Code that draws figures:
• • • • • • •

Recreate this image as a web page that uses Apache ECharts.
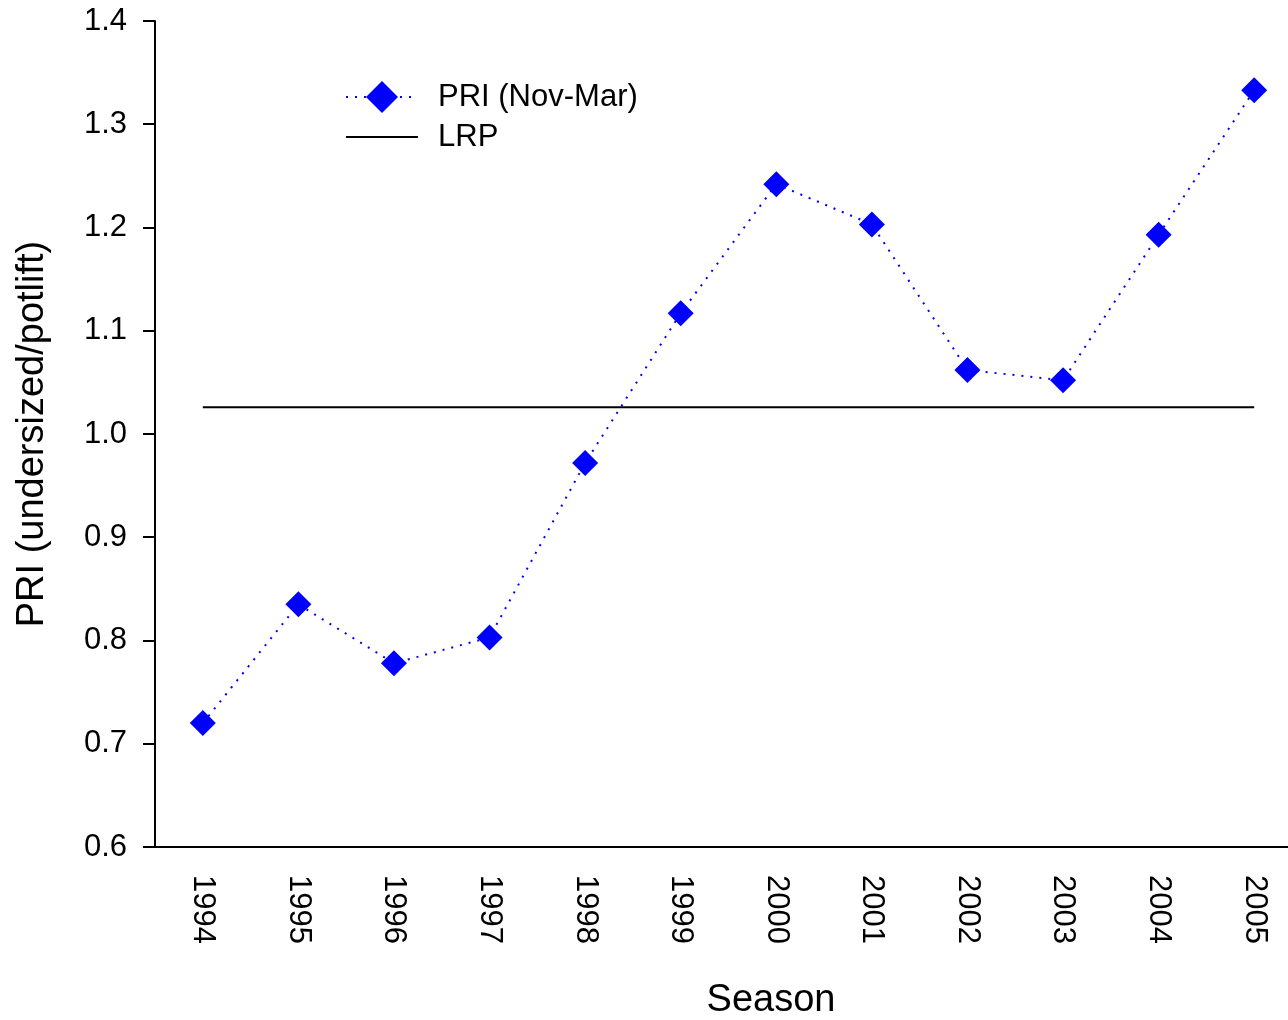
<!DOCTYPE html>
<html>
<head>
<meta charset="utf-8"/>
<title>PRI</title>
<script src="https://cdn.jsdelivr.net/npm/echarts@6/dist/echarts.min.js"></script>
<style>
	body{margin:0;background:#fff;}
	#chart{width:1288px;height:1020px;}
</style>
</head>
<body>
<div id="chart"></div>
<script>
	var seasons = ['1994','1995','1996','1997','1998','1999','2000','2001','2002','2003','2004','2005'];
	var priValues = [0.720, 0.835, 0.778, 0.803, 0.972, 1.117, 1.242, 1.203, 1.062, 1.052, 1.193, 1.333];
	var lrpLevel = 1.026;
	var lrpValues = seasons.map(function(){ return lrpLevel; });

	var font = 'Liberation Sans, Arial, sans-serif';
	var chart = echarts.init(document.getElementById('chart'));
	chart.setOption({
		backgroundColor: '#fff',
		animation: false,
		textStyle: {fontFamily: font},
		grid: {left: 155, top: 21, width: 1147, height: 826, outerBoundsMode: 'none', containLabel: false},
		legend: {
			left: 340, top: 76,
			orient: 'vertical',
			itemWidth: 72, itemHeight: 40, itemGap: 8,
			textStyle: {fontSize: 31, color: '#000', fontFamily: font, padding: [0, 0, 0, 15]},
			data: [
				{name: 'PRI (Nov-Mar)'},
				{name: 'LRP', itemStyle: {opacity: 0}}
			]
		},
		xAxis: {
			type: 'category',
			data: seasons,
			boundaryGap: true,
			name: 'Season',
			nameLocation: 'middle',
			nameGap: 135,
			nameTextStyle: {fontSize: 38, color: '#000', padding: [0, 0, 0, 85]},
			axisLine: {lineStyle: {color: '#000', width: 2}},
			axisTick: {alignWithLabel: true, length: 10, lineStyle: {color: '#000', width: 2}},
			axisLabel: {rotate: -90, margin: 28, fontSize: 31, color: '#000'},
			splitLine: {show: false}
		},
		yAxis: {
			type: 'value',
			min: 0.6, max: 1.4, interval: 0.1,
			name: 'PRI (undersized/potlift)',
			nameLocation: 'middle',
			nameGap: 103,
			nameTextStyle: {fontSize: 38, color: '#000'},
			axisLine: {show: true, lineStyle: {color: '#000', width: 2}},
			axisTick: {show: true, length: 12, lineStyle: {color: '#000', width: 2}},
			axisLabel: {fontSize: 31, color: '#000', margin: 28, formatter: function(v){ return v.toFixed(1); }},
			splitLine: {show: false}
		},
		series: [
			{
				name: 'PRI (Nov-Mar)',
				type: 'line',
				data: priValues,
				symbol: 'diamond',
				symbolSize: 26,
				itemStyle: {color: '#0000ff'},
				lineStyle: {color: '#0000ff', width: 2, type: [2, 7]},
				z: 3
			},
			{
				name: 'LRP',
				type: 'line',
				data: lrpValues,
				symbol: 'none',
				itemStyle: {color: '#000'},
				lineStyle: {color: '#000', width: 2},
				z: 2
			}
		]
	});
</script>
</body>
</html>
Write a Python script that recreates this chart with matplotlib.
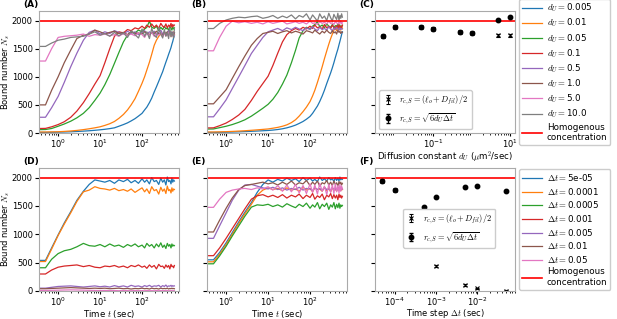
import matplotlib
matplotlib.use('Agg')
import matplotlib.pyplot as plt
import numpy as np

plt.rcParams['mathtext.fontset'] = 'cm'
plt.rcParams['font.size'] = 6.5

# time grid (sec) shared by all time series
t = [0.35, 0.5, 0.7, 1.0, 1.4, 2.0, 2.8, 4.0, 5.5, 7.5,
     10, 13, 17, 22, 28, 36, 45, 55, 68, 82,
     100, 115, 130, 150, 170, 195, 220, 250, 280, 310,
     340, 370, 400, 430, 460, 490, 515, 540, 565, 590]

dU = [0.005, 0.01, 0.05, 0.1, 0.5, 1.0, 5.0, 10.0]
dU_labels = ['0.005', '0.01', '0.05', '0.1', '0.5', '1.0', '5.0', '10.0']
dt = [5e-05, 1e-04, 5e-04, 1e-03, 5e-03, 1e-02, 5e-02]
dt_labels = ['5e-05', '0.0001', '0.0005', '0.001', '0.005', '0.01', '0.05']

N_homog = 2000

# (A) bound number vs time, r = (l_o + D_fil)/2
A_005 = [10,10,12,15,18,22,27,33,40,48, 57,66,78,92,120,150,180,215,255,300,
         350,410,460,540,620,730,820,920,1010,1090, 1180,1260,1330,1400,1460,1520,1580,1630,1690,1740]
A_01 = [18,18,20,22,28,36,46,60,75,92, 110,135,165,205,260,330,410,500,610,740,
        885,1000,1120,1260,1400,1560,1650,1720,1760,1740, 1790,1730,1780,1750,1800,1720,1770,1740,1800,1750]
A_05 = [60,62,80,120,160,210,270,350,450,580, 710,860,1040,1240,1430,1620,1740,1800,1780,1830,
        1800,1850,1880,1990,1880,1860,1900,1820,1880,1840, 1900,1850,1870,1820,1900,1860,1830,1890,1850,1870]
A_1 = [80,82,110,150,200,280,390,540,700,870, 1020,1250,1500,1720,1800,1780,1840,1820,1870,1850,
       1900,1860,1920,1880,1940,1880,1920,1860,1950,1900, 1880,1940,1870,1920,1890,1950,1880,1930,1900,1920]
A_5 = [280,280,450,650,900,1180,1420,1650,1790,1830, 1760,1800,1770,1820,1790,1760,1810,1770,1800,1750,
       1790,1820,1760,1800,1770,1810,1750,1790,1830,1760, 1800,1740,1790,1820,1770,1750,1800,1760,1790,1780]
A_10 = [500,500,760,1000,1250,1475,1680,1740,1760,1830, 1800,1760,1790,1810,1770,1790,1750,1800,1770,1780,
        1760,1800,1780,1750,1790,1770,1810,1760,1780,1740, 1790,1770,1800,1750,1780,1760,1790,1770,1750,1780]
A_50 = [1280,1280,1500,1700,1720,1730,1740,1760,1720,1750, 1740,1760,1730,1750,1720,1770,1740,1760,1730,1780,
        1750,1700,1770,1740,1790,1720,1760,1740,1780,1710, 1760,1750,1730,1790,1740,1760,1720,1770,1750,1740]
A_100 = [1540,1540,1600,1650,1670,1700,1710,1720,1760,1800, 1740,1770,1720,1790,1730,1780,1700,1820,1750,1690,
         1850,1720,1800,1680,1860,1740,1700,1880,1760,1690, 1840,1720,1790,1680,1870,1710,1800,1740,1690,1850]

# (B) bound number vs time, r = sqrt(6 dU dt)
B_005 = [10,10,12,14,17,21,25,30,35,40, 45,52,62,75,92,115,140,170,205,245,
         295,350,410,480,560,660,760,880,980,1070, 1160,1250,1340,1420,1490,1570,1630,1690,1750,1800]
B_01 = [18,18,20,24,28,34,40,48,56,64, 72,85,100,120,145,185,235,300,380,460,
        560,660,760,900,1030,1180,1320,1460,1580,1680, 1760,1830,1870,1820,1890,1840,1880,1830,1900,1860]
B_05 = [70,72,95,120,150,190,235,300,370,440, 510,600,720,870,1030,1250,1470,1690,1820,1880,
        1850,1900,1930,1980,1890,1920,1870,1940,1900,1880, 1930,1870,1910,1890,1940,1880,1920,1870,1900,1910]
B_1 = [90,92,130,177,240,320,420,580,740,880, 1010,1200,1420,1620,1750,1820,1860,1830,1880,1850,
       1900,1860,1920,1870,1890,1850,1930,1870,1900,1860, 1920,1880,1850,1910,1870,1930,1860,1900,1880,1920]
B_5 = [288,288,430,590,790,1000,1200,1415,1560,1700, 1800,1830,1860,1820,1870,1840,1880,1850,1820,1870,
       1840,1890,1850,1820,1880,1840,1860,1830,1890,1850, 1820,1870,1840,1880,1850,1830,1870,1840,1860,1850]
B_10 = [519,519,640,770,970,1180,1370,1560,1680,1770, 1790,1810,1770,1800,1820,1780,1810,1790,1760,1820,
        1800,1780,1830,1790,1760,1810,1780,1830,1790,1770, 1820,1780,1800,1760,1830,1790,1810,1770,1800,1790]
B_50 = [1462,1462,1700,1900,1990,1960,1980,1950,1970,1940, 1980,1950,1970,1990,1940,1960,1980,1950,1970,1940,
        1990,1950,1960,1930,1980,1950,1970,1940,1990,1950, 1960,1930,1980,1960,1940,1970,1950,1990,1940,1960]
B_100 = [1858,1858,1950,2010,2040,2060,2050,2070,2080,2040, 2060,2090,2040,2080,2050,2100,2030,2090,2060,2120,
         2010,2100,2050,1990,2120,2040,2080,2000,2130,2050, 1990,2110,2060,2020,2130,2000,2090,2040,2120,2060]

# (C) final bound number vs dU
C_ell = [1717, 1894, 1888, 1858, 1799, 1782, 1735, 1735]
C_ell_err = [20, 20, 20, 20, 20, 20, 22, 22]
C_sqrt = [1717, 1894, 1888, 1858, 1799, 1782, 2012, 2065]
C_sqrt_err = [15, 15, 15, 15, 15, 15, 15, 15]

# (D) bound number vs time for several dt, r = (l_o + D_fil)/2
D_1 = [540,540,760,990,1200,1400,1600,1760,1880,1960, 1940,1920,1950,1900,1960,1930,1970,1910,1950,1900,
       1980,1920,1960,1890,2000,1930,1950,1880,1990,1920, 1960,1870,2010,1930,1950,1890,1990,1920,1960,1940]
D_2 = [520,520,740,980,1180,1380,1580,1750,1780,1840, 1810,1800,1780,1810,1770,1790,1760,1800,1740,1780,
       1820,1750,1800,1720,1840,1770,1790,1710,1830,1760, 1800,1720,1850,1770,1790,1730,1820,1760,1800,1790]
D_3 = [410,410,560,660,710,735,780,840,800,790, 820,780,830,790,810,770,820,790,830,780,
       810,760,840,790,820,760,830,780,850,770, 810,750,840,790,820,760,830,790,810,800]
D_4 = [300,300,370,420,440,450,460,430,450,420, 410,440,430,450,420,440,410,450,430,460,
       420,440,400,460,420,450,390,470,430,440, 400,460,420,450,390,470,430,440,410,450]
D_5 = [50,50,65,80,85,90,80,70,80,90, 75,85,70,95,75,90,70,100,80,90,
       70,95,80,100,75,90,85,100,70,95, 80,105,75,90,85,100,80,95,85,90]
D_6 = [40,40,45,50,55,60,55,50,45,50, 45,50,40,45,50,40,45,35,45,40,
       50,40,45,35,50,40,45,35,50,40, 45,40,50,35,45,40,50,40,45,40]
D_7 = [10,10,12,15,18,20,18,15,12,10, 8,10,6,8,5,8,6,4,8,5,
       6,4,8,5,6,4,7,5,6,4, 7,5,6,4,5,6,4,5,6,5]

# (E) bound number vs time for several dt, r = sqrt(6 dU dt)
E_1 = [550,550,680,850,1030,1220,1390,1560,1740,1880, 1960,1920,1970,1940,1990,1950,1980,1930,2000,1950,
       1990,1940,1970,1930,2010,1950,1980,1940,2000,1960, 1980,1930,2000,1950,1990,1940,2010,1960,1980,1970]
E_2 = [515,515,650,820,1000,1190,1360,1530,1690,1780, 1820,1790,1810,1770,1820,1780,1800,1760,1830,1780,
       1810,1750,1820,1790,1800,1760,1830,1770,1810,1750, 1820,1780,1800,1760,1830,1780,1810,1770,1800,1790]
E_3 = [480,480,620,790,970,1150,1320,1480,1520,1510, 1530,1490,1520,1480,1540,1500,1470,1530,1490,1550,
       1460,1520,1480,1560,1450,1530,1490,1550,1440,1520, 1480,1560,1450,1530,1470,1550,1460,1520,1490,1510]
E_4 = [623,623,760,930,1100,1280,1450,1620,1680,1700, 1660,1690,1650,1700,1640,1690,1660,1710,1630,1690,
       1650,1720,1620,1680,1650,1710,1610,1690,1660,1720, 1630,1700,1640,1690,1610,1710,1650,1690,1640,1670]
E_5 = [929,929,1150,1380,1600,1780,1870,1880,1850,1820, 1800,1830,1790,1820,1780,1810,1790,1830,1780,1810,
       1800,1770,1820,1790,1810,1770,1830,1790,1800,1780, 1820,1790,1810,1770,1830,1790,1800,1780,1820,1800]
E_6 = [1041,1041,1250,1460,1640,1790,1860,1880,1900,1920, 1890,1910,1870,1920,1880,1940,1870,1910,1890,1950,
       1860,1920,1880,1940,1850,1910,1890,1950,1870,1920, 1860,1940,1880,1910,1850,1930,1890,1920,1870,1900]
E_7 = [1476,1476,1620,1740,1780,1800,1810,1790,1820,1800, 1840,1780,1860,1760,1870,1750,1880,1730,1860,1720,
       1890,1740,1870,1710,1900,1760,1850,1700,1880,1740, 1870,1720,1890,1750,1860,1730,1880,1760,1850,1800]

# (F) final bound number vs dt
F_ell = [1942, 1783, 800, 447, 106, 46, 5]
F_ell_err = [20, 20, 20, 20, 15, 12, 8]
F_sqrt = [1942, 1783, 1488, 1652, 1836, 1859, 1765]
F_sqrt_err = [15, 15, 15, 15, 15, 15, 15]

A = [A_005, A_01, A_05, A_1, A_5, A_10, A_50, A_100]
B = [B_005, B_01, B_05, B_1, B_5, B_10, B_50, B_100]
D = [D_1, D_2, D_3, D_4, D_5, D_6, D_7]
E = [E_1, E_2, E_3, E_4, E_5, E_6, E_7]

W, H = 617, 319
fig = plt.figure(figsize=(W/100, H/100), dpi=100)

def box(l, top, r, bot):
    return [l/W, 1-bot/H, (r-l)/W, (bot-top)/H]

axA = fig.add_axes(box(39, 11, 179, 133))
axB = fig.add_axes(box(207, 11, 347, 133))
axC = fig.add_axes(box(375, 11, 515, 133))
axD = fig.add_axes(box(39, 168, 179, 291))
axE = fig.add_axes(box(207, 168, 347, 291))
axF = fig.add_axes(box(375, 168, 515, 291))

ylim = (0, 2170)

for ax, series, labels, sym in [(axA, A, dU_labels, r'$d_U = $'), (axB, B, dU_labels, r'$d_U = $'),
                                (axD, D, dt_labels, r'$\Delta t = $'), (axE, E, dt_labels, r'$\Delta t = $')]:
    for s, lab in zip(series, labels):
        ax.plot(t, s, lw=0.9, label=sym + lab)
    ax.axhline(N_homog, color='red', lw=1.2, label='Homogenous\nconcentration')
    ax.set_xscale('log')
    ax.set_xlim(0.35, 760)
    ax.set_ylim(*ylim)
    ax.set_xticks([1, 10, 100])

for ax, x, ell, ell_err, sq, sq_err in [(axC, dU, C_ell, C_ell_err, C_sqrt, C_sqrt_err),
                                        (axF, dt, F_ell, F_ell_err, F_sqrt, F_sqrt_err)]:
    ax.axhline(N_homog, color='red', lw=1.2)
    ax.errorbar(x, ell, yerr=ell_err, fmt='x', color='k', ms=2.5, mew=0.8, elinewidth=0.7,
                capsize=1.5, label=r'$r_{c,S} = (\ell_o + D_{fil})/2$')
    ax.errorbar(x, sq, yerr=sq_err, fmt='o', color='k', ms=3.2, elinewidth=0.8,
                capsize=1.5, label=r'$r_{c,S} = \sqrt{6 d_U \Delta t}$')
    ax.set_xscale('log')
    ax.set_ylim(*ylim)

axC.set_xlim(0.0031, 13.5)
axC.set_xticks([0.1, 10])
axF.set_xlim(3.3e-5, 0.081)
axF.set_xticks([1e-4, 1e-3, 1e-2])

for ax in [axA, axB, axC, axD, axE, axF]:
    ax.set_yticks([0, 500, 1000, 1500, 2000])
    ax.tick_params(axis='y', labelsize=6, length=3, pad=1.5)
    ax.tick_params(axis='x', which='major', labelsize=6, length=2.5, pad=1)
    ax.tick_params(axis='x', which='minor', length=1.5)
    for sp in ax.spines.values():
        sp.set_color('#aaaaaa')
for ax in [axB, axC, axE, axF]:
    ax.tick_params(labelleft=False)

for ax in [axA, axD]:
    ax.set_ylabel(r'Bound number $N_s$', fontsize=6)
    ax.yaxis.set_label_coords(-0.195, 0.5)
for ax in [axD, axE]:
    ax.set_xlabel(r'Time $t$ (sec)', fontsize=6.2)
    ax.xaxis.set_label_coords(0.5, -0.14)
axF.set_xlabel(r'Time step $\Delta t$ (sec)', fontsize=6)
axF.xaxis.set_label_coords(0.5, -0.13)
axC.set_xlabel(r'Diffusion constant $d_U$ ($\mu$m$^2$/sec)', fontsize=6.2)
axC.xaxis.set_label_coords(0.5, -0.14)

for ax, lab in zip([axA, axB, axC, axD, axE, axF], ['(A)', '(B)', '(C)', '(D)', '(E)', '(F)']):
    ax.text(-0.115, 1.05, lab, transform=ax.transAxes, fontsize=6.5, fontweight='bold',
            ha='left', va='center')

# outer legends
axC.legend(*axA.get_legend_handles_labels(), loc='center left', bbox_to_anchor=(1.03, 0.5),
           fontsize=6.3, handlelength=2.2, labelspacing=0.3, borderpad=0.35,
           handletextpad=0.6, borderaxespad=0, framealpha=1)
axF.legend(*axD.get_legend_handles_labels(), loc='center left', bbox_to_anchor=(1.03, 0.5),
           fontsize=6.3, handlelength=2.2, labelspacing=0.3, borderpad=0.35,
           handletextpad=0.6, borderaxespad=0, framealpha=1)
# inner legends
axC.add_artist(axC.get_legend())
axF.add_artist(axF.get_legend())
axC.legend(loc='lower left', bbox_to_anchor=(0.03, 0.03), fontsize=6, handlelength=1.2,
           borderaxespad=0, framealpha=1)
axF.legend(loc='lower left', bbox_to_anchor=(0.2, 0.35), fontsize=6, handlelength=1.2,
           borderaxespad=0, framealpha=1)

fig.savefig('out.png', dpi=100)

• • • • • • •

• PROBLEM DESCRIPTION
Go back to the lines above and output, exactly as they stand, the ones from the line containing "Write a Python" to the line containing "N_homog = 2000". Leave all pictures behind.

• REPLY
Write a Python script that recreates this chart with matplotlib.
import matplotlib
matplotlib.use('Agg')
import matplotlib.pyplot as plt
import numpy as np

plt.rcParams['mathtext.fontset'] = 'cm'
plt.rcParams['font.size'] = 6.5

# time grid (sec) shared by all time series
t = [0.35, 0.5, 0.7, 1.0, 1.4, 2.0, 2.8, 4.0, 5.5, 7.5,
     10, 13, 17, 22, 28, 36, 45, 55, 68, 82,
     100, 115, 130, 150, 170, 195, 220, 250, 280, 310,
     340, 370, 400, 430, 460, 490, 515, 540, 565, 590]

dU = [0.005, 0.01, 0.05, 0.1, 0.5, 1.0, 5.0, 10.0]
dU_labels = ['0.005', '0.01', '0.05', '0.1', '0.5', '1.0', '5.0', '10.0']
dt = [5e-05, 1e-04, 5e-04, 1e-03, 5e-03, 1e-02, 5e-02]
dt_labels = ['5e-05', '0.0001', '0.0005', '0.001', '0.005', '0.01', '0.05']

N_homog = 2000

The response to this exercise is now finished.